Benji is an album filled with gut-wrenching sadness, but it also filled with humor too, particularly on album-closer “Ben’s My Friend.” Mark Kozelek turns the minutiae of everyday life into a deeply funny narrative featuring choruses with refrains like “And I ordered crab cakes / Blue crab cakes / Blue crab cakes” and “I looked at the walls cluttered with sports bar shit / Sports bar shit / Sports bar shit.”

“Jizz in My Pants” — The Lonely Island

Leave it to Andy Samberg to write an ode to premature ejaculation and satire of masculine culture, in which club-going privileged white men are undone by their quick draws. The faux-British accents and euro-club techno beat take the song over-the-top, and it builds and climaxes nicely (pun intended) with increasingly absurd situations in which to lose control (“I just ate a grape / And I jizzed in my pants”). Note the Justin Timberlake cameo as a janitor at the end of the video!

“Los Angeles, I’m Yours” — The Decemberists

The Decemberists’ ode to Los Angeles is filled with tongue-in-cheek humor and dry wit. “An ocean’s gargled vomit on the shore / Los Angeles, I’m Yours,” sings Colin Meloy over a Hollywood string quartet and a plucky strummed guitar. Of course, you might not find this funny if you’re from L.A., but oddly enough this song kills whenever the Decemberists play there, despite Meloy singing about how “the smell of burnt cocaine” and “the sweet and bitter taste” leaves him “wretched / Wreaching on all fours.”

“Amish Paradise” — Weird Al Yankovic

Weird Al’s written scores of funny songs over the past 35 years, but “Amish Paradise” might be the best; the rare song that actually transcends and outlives its source material. Few people these days remember “Gangster’s Paradise,” but “Amish Paradise” lives on, purely due to hilarious lyrics like “As I walk through the valley where I harvest my grain / I take a look at my wife and realize she’s very plain” and “But I ain’t never punched a tourist even if he deserved it / An Amish with a ‘tude? You know that’s unheard of!”

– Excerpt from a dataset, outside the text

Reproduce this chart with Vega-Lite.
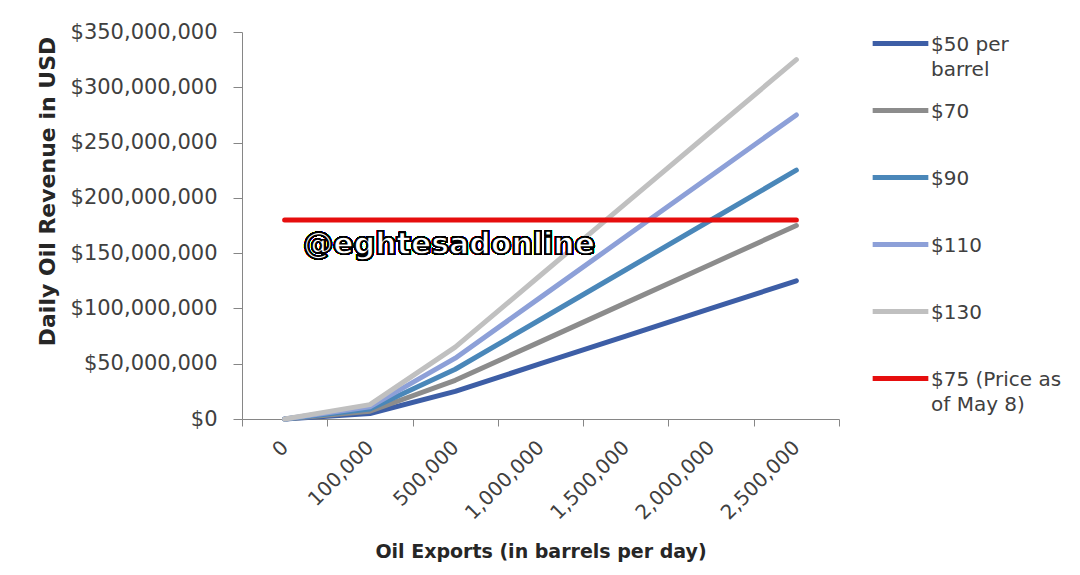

“Losing My Edge” — LCD Soundsystem

LCD Soundsystem’s first big indie hit might still be their best, buoyed by James Murphy’s wit and self-deprecation. Murhpy recounts the coming and going of dance-music trends with a comic dryness in lines like “I hear that you and your band have sold your guitars and bought turntables / I hear that you and your band have sold your turntables and bought guitars.” The funniest part comes when Murphy concedes that the kids coming up to replace him are surprisingly hard to hate: “But I’m losing my edge to better-looking people with better ideas and more talent / And they’re actually really, really nice!” And, of course, James Murphy repeatedly getting slapped in the video is hilarious in and of itself.